North Koreans using mobile matchmaking services

North Koreans peruse cell phones on offer
North Koreans peruse cell phones on offer. Image: Sogwang

Matchmaking services can now be accessed by North Korean cell phone users seeking romance. Usage fees for the service are processed with “mobile money,” a phone-based credit payment system.

“In North Korea’s larger cities, phone-based matchmaking services that set up dates for men and women are appearing and they’re gaining a lot of traction among younger people. The phenomenon began to emerge after the introduction of mobile phone credits which can be used to make payments,” a source in South Pyongan Province told Daily NK.

Matchmaking services for the amorous existed in the past, but the newer business model involves specialists who maintain databases of men and women. The specialists provide a suitable partner match based on each client’s preferences.

“Those who are looking for a date can charge phone credits and send these so-called ‘mobile money (credits)’ to a matchmaker who will set up a date based on the client’s preferences,” explained the source.

In North Korea, such phone credits can be reloaded by making a cash payment to vendors at the market. Daily NK found in a recent investigation that these phone credits are becoming increasingly popular for wire transfers and payments.

The so-called “mobile money” is essentially a type of virtual currency in North Korea and can be exchanged for cash.

“If you want to use a matchmaking service, you have to pay first. After making a payment, you text the matchmaker with what you are looking for in a partner, including appearance, fitness, job, family background and assets,” said the source. Matchmaking service fees increase depending on the client’s requests, but cost a minimum of 30 USD.

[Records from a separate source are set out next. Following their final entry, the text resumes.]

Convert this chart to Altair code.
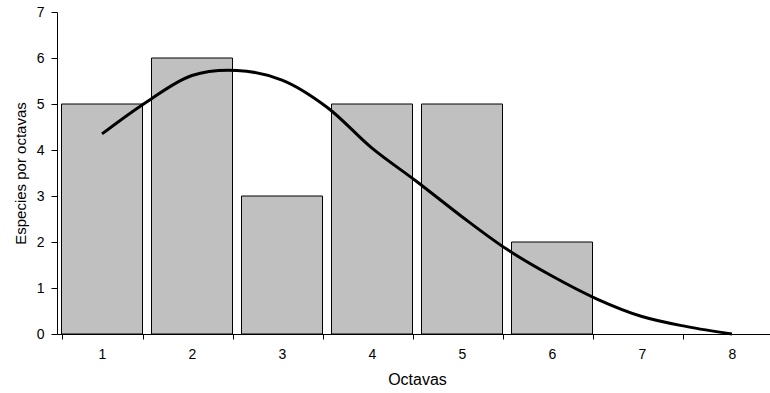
import altair as alt
import pandas as pd

categories = ["1", "2", "3", "4", "5", "6", "7", "8"]
species = [5, 6, 3, 5, 5, 2, 0, 0]

curve_x = [1, 1.5, 2, 2.5, 3, 3.5, 4, 4.5, 5, 5.5, 6, 6.5, 7, 7.5, 8]
curve_y = [4.35, 5.05, 5.62, 5.73, 5.52, 4.93, 4.04, 3.31, 2.55, 1.84, 1.26, 0.76, 0.38, 0.16, 0.0]

bars_df = pd.DataFrame({"octava": categories, "especies": species})
curve_df = pd.DataFrame({"x": curve_x, "especies": curve_y})

FONT = "Liberation Sans"
yscale = alt.Scale(domain=[0, 7], nice=False)
yaxis = alt.Axis(title="Especies por octavas", values=list(range(8)), grid=False, tickSize=6,
                 labelPadding=7, titlePadding=8, domainColor="black", tickColor="black",
                 labelColor="black", titleColor="black", labelFont=FONT, titleFont=FONT,
                 labelFontSize=14, titleFontSize=15, titleFontWeight="normal")

bars = alt.Chart(bars_df).transform_filter("datum.especies > 0").mark_bar(
    fill="#C0C0C0", stroke="black", strokeWidth=1
).encode(
    x=alt.X("octava:O", sort=categories,
            scale=alt.Scale(domain=categories, range=[0, 720], paddingInner=0.1, paddingOuter=0.05),
            axis=alt.Axis(title="Octavas", labelAngle=0, tickBand="extent", tickSize=5,
                          labelPadding=8, titlePadding=10, domainColor="black", tickColor="black",
                          labelColor="black", titleColor="black", labelFont=FONT, titleFont=FONT,
                          labelFontSize=14, titleFontSize=16, titleFontWeight="normal")),
    y=alt.Y("especies:Q", scale=yscale, axis=yaxis),
)

line = alt.Chart(curve_df).mark_line(color="black", strokeWidth=3, interpolate="catmull-rom").encode(
    x=alt.X("x:Q", scale=alt.Scale(domain=[0.5, 8.5], range=[0, 720], nice=False, zero=False), axis=None),
    y=alt.Y("especies:Q", scale=yscale, axis=yaxis),
)

chart = alt.layer(bars, line).resolve_scale(x="independent").properties(
    width=713, height=322,
    autosize=alt.AutoSizeParams(type="none"),
    padding={"left": 57, "top": 12, "right": 0, "bottom": 59},
).configure_view(stroke=None)

chart.save("out.html", embed_options={"renderer": "svg", "actions": False})
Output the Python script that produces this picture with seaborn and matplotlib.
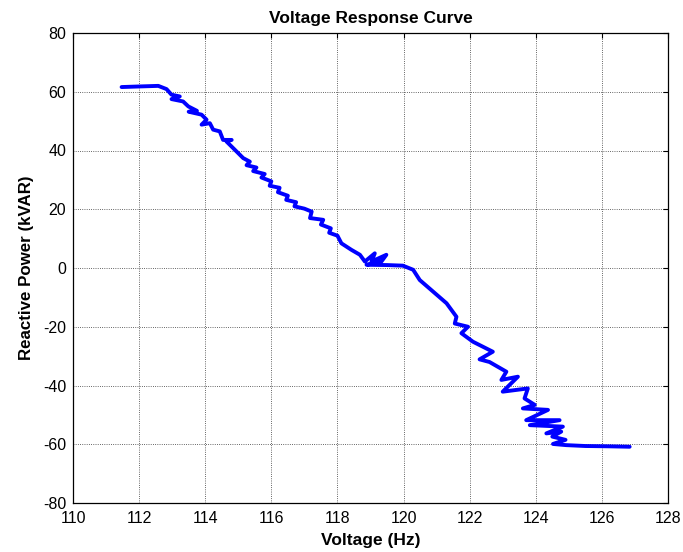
import matplotlib
matplotlib.use("Agg")
import matplotlib.pyplot as plt
import seaborn as sns
import pandas as pd

voltage = [111.47, 112.0, 112.58, 112.83, 112.98, 113.23, 112.98, 113.33, 113.49, 113.75,
           113.5, 113.89, 114.04, 113.89, 114.14, 114.24, 114.44, 114.54, 114.8, 114.64,
           114.9, 115.15, 115.35, 115.25, 115.55, 115.45, 115.8, 115.7, 116.0, 115.95,
           116.25, 116.2, 116.5, 116.45, 116.75, 116.7, 117.0, 117.22, 117.17, 117.57,
           117.5, 117.8, 117.75, 118.0, 118.12, 118.42, 118.68, 118.83,
           119.13, 119.03, 119.48, 119.33, 118.88, 119.5, 119.98, 120.29, 120.49, 120.89,
           121.3, 121.6, 121.55, 121.95, 121.75, 122.1, 122.7, 122.3, 122.6, 123.11,
           122.96, 123.46, 123.0, 123.76, 123.66, 123.97, 123.61, 124.37, 123.71, 124.72,
           123.82, 124.82, 124.32, 124.77, 124.5, 124.9, 124.52, 124.92, 125.5, 126.2,
           126.84]
reactive_power = [61.6, 61.8, 62.0, 60.9, 59.0, 58.4, 57.5, 56.7, 55.0, 53.5,
                  53.2, 52.2, 50.5, 48.8, 49.3, 47.1, 46.5, 43.6, 43.6, 43.1,
                  40.2, 37.4, 36.2, 35.0, 34.2, 33.0, 32.0, 30.8, 29.5, 28.0,
                  27.3, 25.8, 24.6, 23.2, 22.4, 21.0, 20.2, 19.2, 17.0, 16.4,
                  14.8, 13.5, 12.0, 11.0, 8.4, 6.2, 4.5, 2.2,
                  5.0, 2.2, 4.5, 2.2, 1.1, 1.0, 0.8, -0.6, -4.1, -8.0,
                  -12.0, -16.6, -18.9, -20.0, -22.2, -25.1, -28.5, -31.1, -32.0, -35.3,
                  -38.1, -37.0, -42.1, -41.0, -44.4, -46.6, -47.8, -48.3, -51.8, -51.8,
                  -53.5, -54.0, -56.3, -55.7, -57.4, -58.5, -59.9, -60.3, -60.6, -60.7,
                  -60.85]
x_ticks = [110, 112, 114, 116, 118, 120, 122, 124, 126, 128]
y_ticks = [-80, -60, -40, -20, 0, 20, 40, 60, 80]

sns.set_style("white")
plt.rcParams['font.family'] = ['Liberation Sans', 'DejaVu Sans']
plt.rcParams['axes.unicode_minus'] = False
plt.rcParams['text.color'] = 'black'
plt.rcParams['axes.labelcolor'] = 'black'

df = pd.DataFrame({"v": voltage, "q": reactive_power})

fig = plt.figure(figsize=(6.83, 5.52), dpi=100)
ax = fig.add_axes([73/683, 49/552, 595/683, 470/552])
sns.lineplot(data=df, x="v", y="q", sort=False, estimator=None, ax=ax,
             color=(0, 0, 1), linewidth=2.8, solid_joinstyle="round")

ax.set_xlim(110, 128)
ax.set_ylim(-80, 80)
ax.set_xticks(x_ticks)
ax.set_yticks(y_ticks)
ax.tick_params(direction="in", length=3.5, width=0.8, labelsize=11.5, colors="black",
               top=True, right=True)
ax.tick_params(axis="x", pad=6)
ax.tick_params(axis="y", pad=5)
ax.grid(True, linestyle=":", color="black", linewidth=0.6, alpha=0.8)
for s in ax.spines.values():
    s.set_color("black")
    s.set_linewidth(0.9)
    s.set_visible(True)

ax.set_xlabel("Voltage (Hz)", fontsize=12.5, fontweight="bold", labelpad=5, color="black")
ax.set_ylabel("Reactive Power (kVAR)", fontsize=12.2, fontweight="bold", labelpad=6, color="black")
ax.set_title("Voltage Response Curve", fontsize=12.5, fontweight="bold", pad=7, color="black")

fig.savefig("out.png", dpi=100)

In some cases, matchmakers specially create lists with photos of their clients and personal information. These lists are then sent to wealthier clients to browse.

The rise of the matchmaking industry in North Korea may be connected to social changes that are taking place in the country. In the past, dating and marriages were often arranged by workplaces and government agencies, reflecting the party’s view of an ideal family.

“The emergence of professional matchmakers providing dating services for young men and women reflects North Korean society becoming more open towards dating. The increase in marriages of romance can be seen in a similar context,” said a defector from Ryanggang Province, who defected in 2014.

A separate South Pyongan Province-based source added, “The Workers’ Party’s demand for a revolutionary date and marriage no longer works for young people. Instead, they turn to mobile matchmaking because they can easily meet or break off engagements with partners.”